Money funds have a decisive advantage over cash deposits and commercial paper even when Federal interest rates are low like they are currently, Crane said. Rates have been low for months, but they will not stay low for much longer. Crane predicts the Fed will raise interest rates by the end of the year, while Meier and Schoepke think such a move won't happen until sometime in 2010.

"The Fed's rate has never stayed in the same place for two years," Crane said. The last time the Fed raised rates after keeping them at low levels, money market funds lost 10% of their assets, peak to trough. "I think we will see that again," he said.

When the Fed eventually does raise rates, the level at which they increase will depend on the speed of the recovery, Meier said. The trick is to raise interest rates at the same rate at which the economy is improving, so money fund NAVs and yields also rise, while keeping inflation at bay.
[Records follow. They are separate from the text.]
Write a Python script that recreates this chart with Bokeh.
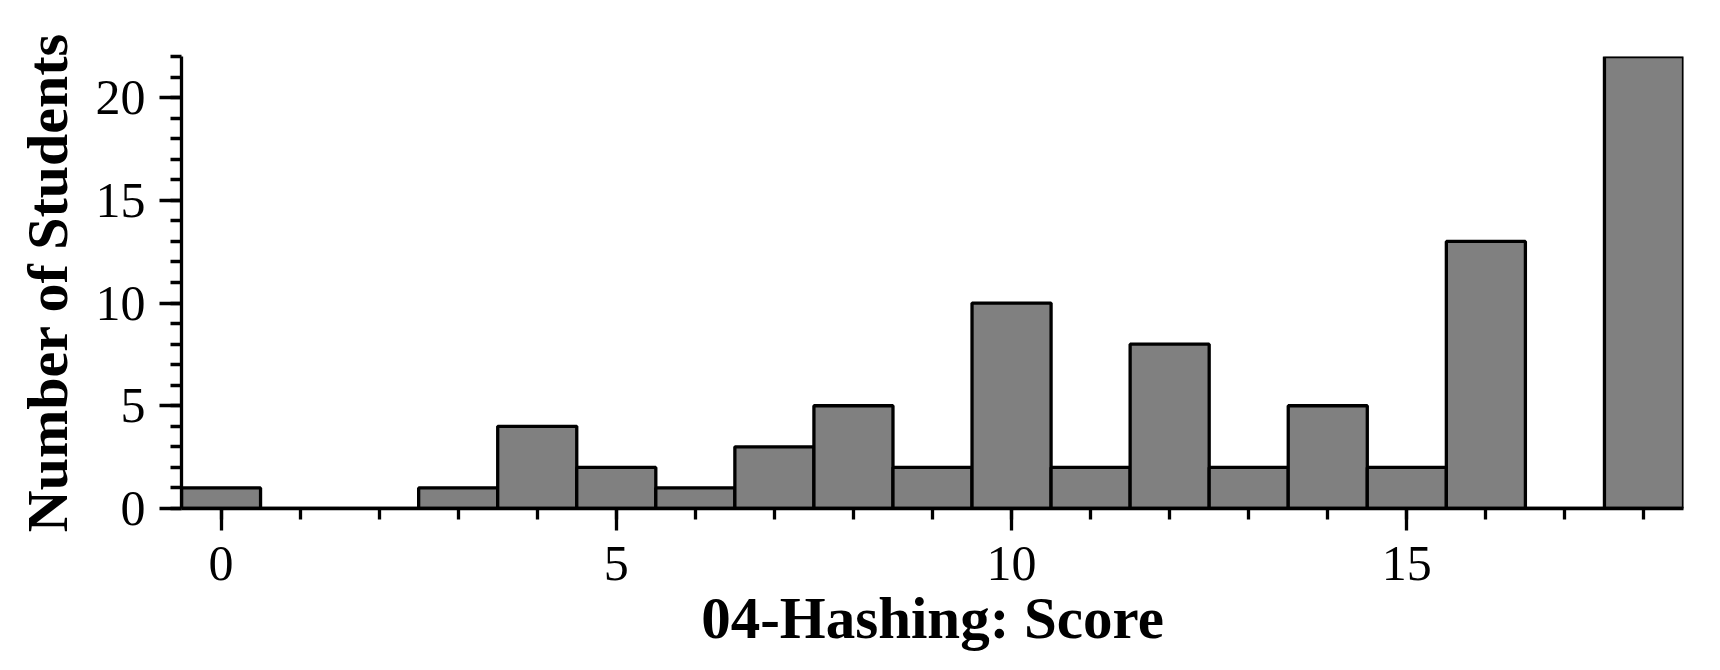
from bokeh.plotting import figure
from bokeh.models import Range1d, SingleIntervalTicker, Title, ColumnDataSource
from bokeh.embed import file_html
from bokeh.resources import INLINE

# Data
scores = [0, 1, 2, 3, 4, 5, 6, 7, 8, 9, 10, 11, 12, 13, 14, 15, 16, 17, 18]
students = [1, 0, 0, 1, 4, 2, 1, 3, 5, 2, 10, 2, 8, 2, 5, 2, 13, 0, 22]
x_label = "04-Hashing: Score"
y_label = "Number of Students"

FONT = "Liberation Serif"

p = figure(width=1712, height=670, output_backend="svg", toolbar_location=None,
           x_range=Range1d(-0.5, 18.5), y_range=Range1d(0, 22),
           min_border_left=181, min_border_right=29,
           min_border_top=56, min_border_bottom=162)
p.outline_line_color = None
p.xgrid.visible = False
p.ygrid.visible = False
p.background_fill_color = "white"
p.border_fill_color = "white"

src = ColumnDataSource(dict(x=scores, top=students))
p.vbar(x="x", top="top", width=1, bottom=0, source=src,
       fill_color="#808080", line_color="black", line_width=3.3)

for ax in (p.xaxis[0], p.yaxis[0]):
    ax.ticker = SingleIntervalTicker(interval=5, num_minor_ticks=5)
    ax.axis_line_width = 3.3
    ax.axis_line_color = "black"
    ax.major_tick_line_width = 3.3
    ax.minor_tick_line_width = 3.3
    ax.major_tick_out = 22
    ax.major_tick_in = 0
    ax.minor_tick_out = 11
    ax.minor_tick_in = 0
    ax.major_label_text_font = FONT
    ax.major_label_text_font_size = "50px"
    ax.major_label_text_color = "black"

p.xaxis.major_label_standoff = 16
p.yaxis.major_label_standoff = 14

p.xaxis.axis_label = x_label
p.xaxis.axis_label_text_font = FONT
p.xaxis.axis_label_text_font_size = "59px"
p.xaxis.axis_label_text_font_style = "bold"
p.xaxis.axis_label_text_color = "black"
p.xaxis.axis_label_standoff = 2

p.add_layout(Title(text=y_label, align="center", offset=24, text_font=FONT,
                   text_font_size="58px", text_font_style="bold",
                   text_color="black", standoff=25), "left")

open("out.html", "w").write(file_html(p, INLINE))
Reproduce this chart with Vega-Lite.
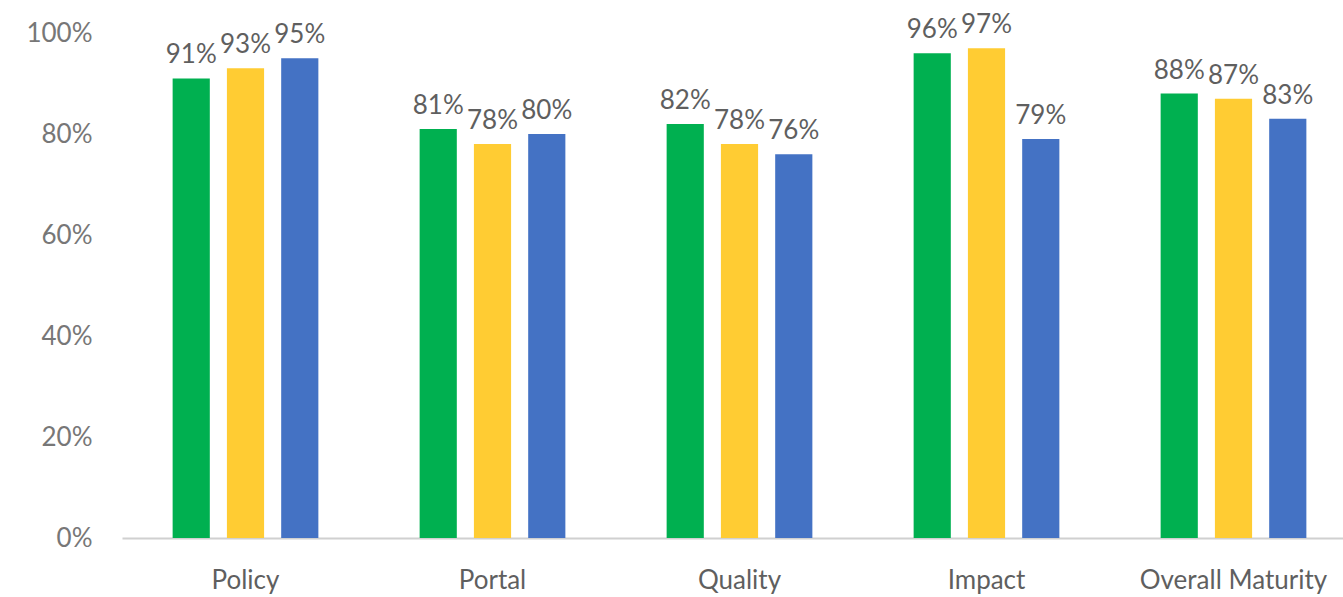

The Securities and Exchange Commission is asking for comments on its proposals to tighten Rule 2a-7 governing money market funds-partly to reign in the growing systemic risk that large institutional investors play-and the outcome of their decisions could spur more movement within the money fund space, Schoepke said.

The Investment Company Institute is strongly opposed to one of the proposals to eliminate the stable NAV and has said that such a move would destroy the fund industry and one of its most popular products, but industry leaders don't think the SEC will take that step.

"The floating NAV does not have even a small likelihood of becoming a reality," Crane said. "It will be crucified during the comment period."